The game modes, of which we have not seen all, are all excellent in their own right. Stockpile plays out like a multiple flag CTF and is rather more frenetic than simple one-flag CTF for that very reason. Like the bastard child of King of the Hill and CTF, it's a riotous blend of tactics and madness that proves to be barnstorming fun. Then there's Headhunter. A free for all mode where every kill nets you a flaming skull, there are collection points scattered across the map and it's your job to deposit your skulls there for points. Some players will get greedy and trawl for more skulls before they go to cash them in, but seeing as skull hoarders are flagged on your HUD, it also leaves them more open to attack. It's manic, headless chicken stuff for much of the time, scrambling to gather skulls whilst still fending off opponents, and I absolutely love it!
Finally, there are two new levels on show here: Powerhouse, which is lining up to be Reach's version of High Ground, and Swordbase, a narrow, two base map of interlinking catwalks, stairways and sniping spots. Swordbase's navigation is a bit of a mess, but it's perfect for team games like CTF and the vertical nature of it's layout creates some very interesting combat dynamics indeed.
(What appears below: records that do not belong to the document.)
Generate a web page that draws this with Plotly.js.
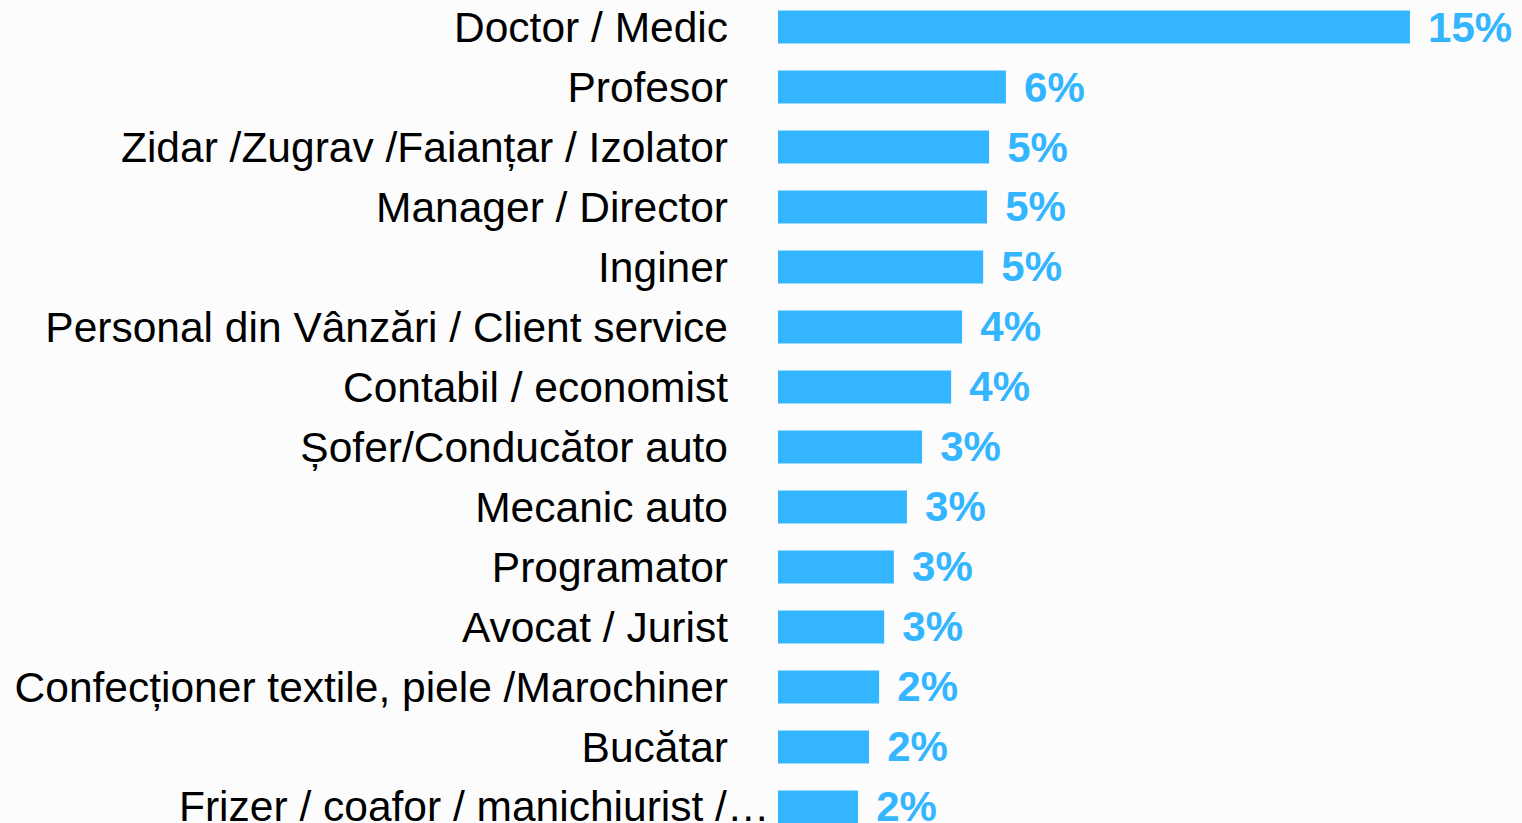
<!DOCTYPE html>
<html>
<head>
<meta charset="utf-8">
<script src="https://cdn.plot.ly/plotly-3.0.1.min.js"></script>
<style>
  html, body { margin: 0; padding: 0; background: #fcfcfc; overflow: hidden; }
  #chart { width: 1522px; height: 823px; }
</style>
</head>
<body>
<div id="chart"></div>
<script>
const categories = [
  "Doctor / Medic",
  "Profesor",
  "Zidar /Zugrav /Faianțar / Izolator",
  "Manager / Director",
  "Inginer",
  "Personal din Vânzări / Client service",
  "Contabil / economist",
  "Șofer/Conducător auto",
  "Mecanic auto",
  "Programator",
  "Avocat / Jurist",
  "Confecționer textile, piele /Marochiner",
  "Bucătar",
  "Frizer / coafor / manichiurist /…"
];
const values = [15.0, 5.41, 5.01, 4.96, 4.87, 4.37, 4.11, 3.42, 3.06, 2.75, 2.52, 2.40, 2.16, 1.90];
const valueLabels = ["15%", "6%", "5%", "5%", "5%", "4%", "4%", "3%", "3%", "3%", "3%", "2%", "2%", "2%"];

const FONT = "Liberation Sans, Arial, sans-serif";
const LABEL_SIZE = 42.5;

// The last (truncated) label sits further right in the original, so it is drawn as an annotation.
const lastIdx = categories.length - 1;
const tickText = categories.map((c, i) => (i === lastIdx ? "" : c));

const trace = {
  type: "bar",
  orientation: "h",
  x: values,
  y: categories,
  width: 0.55,
  marker: { color: "#33b5ff" },
  text: valueLabels.map(t => "\u00a0\u200a" + t),
  textposition: "outside",
  cliponaxis: false,
  constraintext: "none",
  textfont: { family: FONT, size: 42, color: "#33b5ff", weight: "bold" },
  hoverinfo: "skip"
};

const layout = {
  width: 1522,
  height: 823,
  margin: { l: 778, r: 0, t: 0, b: 0, pad: 0 },
  paper_bgcolor: "#fcfcfc",
  plot_bgcolor: "#fcfcfc",
  showlegend: false,
  font: { family: FONT, size: LABEL_SIZE, color: "#000000" },
  xaxis: {
    range: [0, 17.66],
    visible: false,
    showgrid: false,
    zeroline: false,
    fixedrange: true
  },
  yaxis: {
    type: "category",
    categoryorder: "array",
    categoryarray: categories,
    tickmode: "array",
    tickvals: categories,
    ticktext: tickText,
    range: [13.267, -0.45],
    showgrid: false,
    zeroline: false,
    showline: false,
    ticks: "",
    ticklabelstandoff: 49,
    automargin: false,
    tickfont: { family: FONT, size: LABEL_SIZE, color: "#000000" },
    fixedrange: true
  },
  annotations: [{
    text: categories[lastIdx],
    x: 0,
    xref: "x",
    y: categories[lastIdx],
    yref: "y",
    xanchor: "right",
    yanchor: "middle",
    xshift: -7,
    showarrow: false,
    font: { family: FONT, size: LABEL_SIZE, color: "#000000" }
  }]
};

Plotly.newPlot("chart", [trace], layout, { displayModeBar: false, staticPlot: true });
</script>
</body>
</html>
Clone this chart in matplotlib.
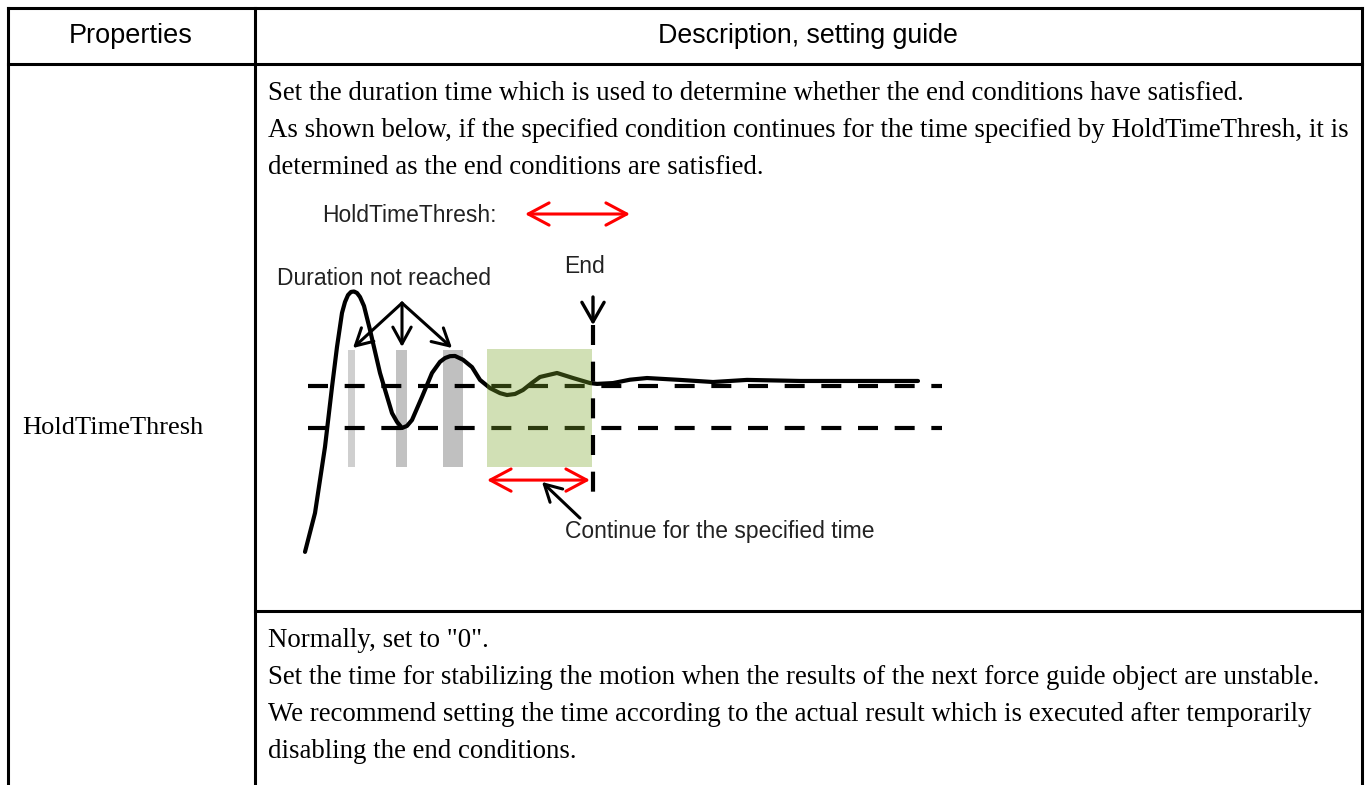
import matplotlib.pyplot as plt
import numpy as np
from matplotlib.patches import Rectangle, FancyArrowPatch

# Textos de la tabla
header = ["Properties", "Description, setting guide"]
prop_name = "HoldTimeThresh"
desc_top = [
    "Set the duration time which is used to determine whether the end conditions have satisfied.",
    "As shown below, if the specified condition continues for the time specified by HoldTimeThresh, it is",
    "determined as the end conditions are satisfied.",
]
desc_bottom = [
    'Normally, set to "0".',
    "Set the time for stabilizing the motion when the results of the next force guide object are unstable.",
    "We recommend setting the time according to the actual result which is executed after temporarily",
    "disabling the end conditions.",
]

# Datos del diagrama (tiempo, respuesta)
curve_t = [0.5, 1.5, 2.5, 3.2, 3.7, 4.2, 4.5, 4.8, 5.1, 5.4, 5.7, 6.0, 6.4, 7.0, 8.0, 9.2,
           9.7, 10.2, 10.7, 11.2, 12.2, 13.2, 14.0, 14.5, 15.0, 15.5, 16.3, 17.2, 18.0, 19.0,
           20.0, 20.7, 21.5, 22.3, 23.2, 24.0, 25.7, 27.3, 29.0, 29.7, 31.3, 33.0, 34.7, 38.0,
           41.3, 44.7, 50.0, 55.0, 61.8]
curve_v = [-6.90, -5.05, -1.90, 0.95, 2.86, 4.48, 5.00, 5.33, 5.48, 5.50, 5.43, 5.24, 4.81,
           3.67, 1.62, -0.29, -0.71, -1.00, -0.90, -0.62, 0.48, 1.62, 2.15, 2.33, 2.42, 2.43,
           2.25, 1.90, 1.29, 0.90, 0.66, 0.57, 0.62, 0.81, 1.15, 1.43, 1.62, 1.38, 1.14, 1.10,
           1.14, 1.30, 1.38, 1.29, 1.19, 1.29, 1.24, 1.24, 1.24]
thresholds = [1.0, -1.0]
bars = [(4.8, 5.5, "#cfcfcf"), (9.6, 10.7, "#c2c2c2"), (14.3, 16.3, "#c0c0c0")]
bar_v = (-2.86, 2.71)
hold_window = (18.7, 29.2)
end_t = 29.3

fig = plt.figure(figsize=(13.7, 7.85), dpi=100)

# Tabla en coordenadas de pixel
ax = fig.add_axes([0, 0, 1, 1])
ax.set_xlim(0, 1370)
ax.set_ylim(785, 0)
ax.axis("off")

lw_t = 2.2
ax.plot([8, 1362], [8, 8], color="black", lw=lw_t, solid_capstyle="projecting")
ax.plot([8, 1362], [64, 64], color="black", lw=lw_t)
ax.plot([255, 1362], [611, 611], color="black", lw=lw_t)
for x in [8, 255, 1362]:
    ax.plot([x, x], [8, 785], color="black", lw=lw_t, solid_capstyle="projecting")

ax.text(131, 36, header[0], ha="center", va="center", fontsize=19.5,
        family="Liberation Sans")
ax.text(808, 36, header[1], ha="center", va="center", fontsize=19.3,
        family="Liberation Sans")
ax.text(22, 434, prop_name, ha="left", va="baseline", fontsize=19,
        family="Liberation Serif")
for i, line in enumerate(desc_top):
    ax.text(268, 100 + i * 37, line, ha="left", va="baseline", fontsize=19.4,
            family="Liberation Serif")
for i, line in enumerate(desc_bottom):
    ax.text(268, 647 + i * 37, line, ha="left", va="baseline", fontsize=19.4,
            family="Liberation Serif")

# Diagrama
dx0, dx1, dy0, dy1 = 260, 960, 190, 560
d = fig.add_axes([dx0 / 1370, 1 - dy1 / 785, (dx1 - dx0) / 1370, (dy1 - dy0) / 785])
d.set_xlim(-4, 66)
d.set_ylim((407 - dy1) / 21, (407 - dy0) / 21)
d.axis("off")

for t0, t1, c in bars:
    d.add_patch(Rectangle((t0, bar_v[0]), t1 - t0, bar_v[1] - bar_v[0], color=c, lw=0, zorder=1))

for th in thresholds:
    d.plot([0.8, 64.2], [th, th], color="black", lw=3, linestyle=(0, (4.8, 4.0)), zorder=2)

d.plot(curve_t, curve_v, color="black", lw=3, solid_joinstyle="round",
       solid_capstyle="round", zorder=3)

d.add_patch(Rectangle((hold_window[0], -2.86), hold_window[1] - hold_window[0], 5.62,
                      color="#7da82b", alpha=0.35, lw=0, zorder=4))

d.plot([end_t, end_t], [3.9, -4.1], color="black", lw=3, linestyle=(0, (4.8, 4.0)), zorder=5)

# Flechas
def arrow(p0, p1, color="black", style="->,head_length=0.6,head_width=0.33", lw=2.2):
    d.add_patch(FancyArrowPatch(p0, p1, arrowstyle=style, mutation_scale=20, color=color,
                                lw=lw, shrinkA=0, shrinkB=0, zorder=6))

for tip in [(5.3, 2.81), (10.2, 2.86), (15.2, 2.81)]:
    arrow((10.2, 4.95), tip)
arrow((end_t, 5.24), (end_t, 3.9), style="->,head_length=0.7,head_width=0.4", lw=2.4)
red = "<->,head_length=0.75,head_width=0.4"
arrow((22.5, 9.19), (33.0, 9.19), color="red", style=red)
arrow((hold_window[0], -3.48), (29.0, -3.48), color="red", style=red)
arrow((28.0, -5.29), (24.2, -3.57))

txt = dict(family="Liberation Sans", fontsize=16.5, color="#222222", va="baseline")
d.text(2.2, 8.81, "HoldTimeThresh:", ha="left", **txt)
d.text(-2.3, 5.81, "Duration not reached", ha="left", **txt)
d.text(28.5, 6.38, "End", ha="center", **txt)
d.text(26.5, -6.24, "Continue for the specified time", ha="left", **txt)

fig.savefig("out.png", dpi=100)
But Powerhouse is the winner here, combining open air, expansive combat with tight, indoor spaces and enough by way of noticeable areas and landmarks for communicating teammates to instantly know where their buddies are.
So what can we say about the Reach beta so far? Well, as yet Bungie have played it pretty safe and that's not hugely surprising - if it ain't broke.... However, the new gameplay elements - the armour abilities especially - are a wonderful touch and add a lot more depth to the Slayer experience. The new game modes we've seen so far a hugely enjoyable and I for one cannot wait to get to grips with Invasion. The tweaks and additions are an improvement for the series, then, but not groundbreaking in terms of the rest of the industry, and it will certainly be interesting to see how the other new modes and levels stack up and also how the single-player experience fits into all of this. Bungie have time on their hands, and a little more work to do, but one thing is for sure: this little teaser test is whipping up a Halo frenzy beyond the rabid fanboys that is sure to carry into the Autumn. An enticing, if not quite mindblowing introduction to Halo: Reach.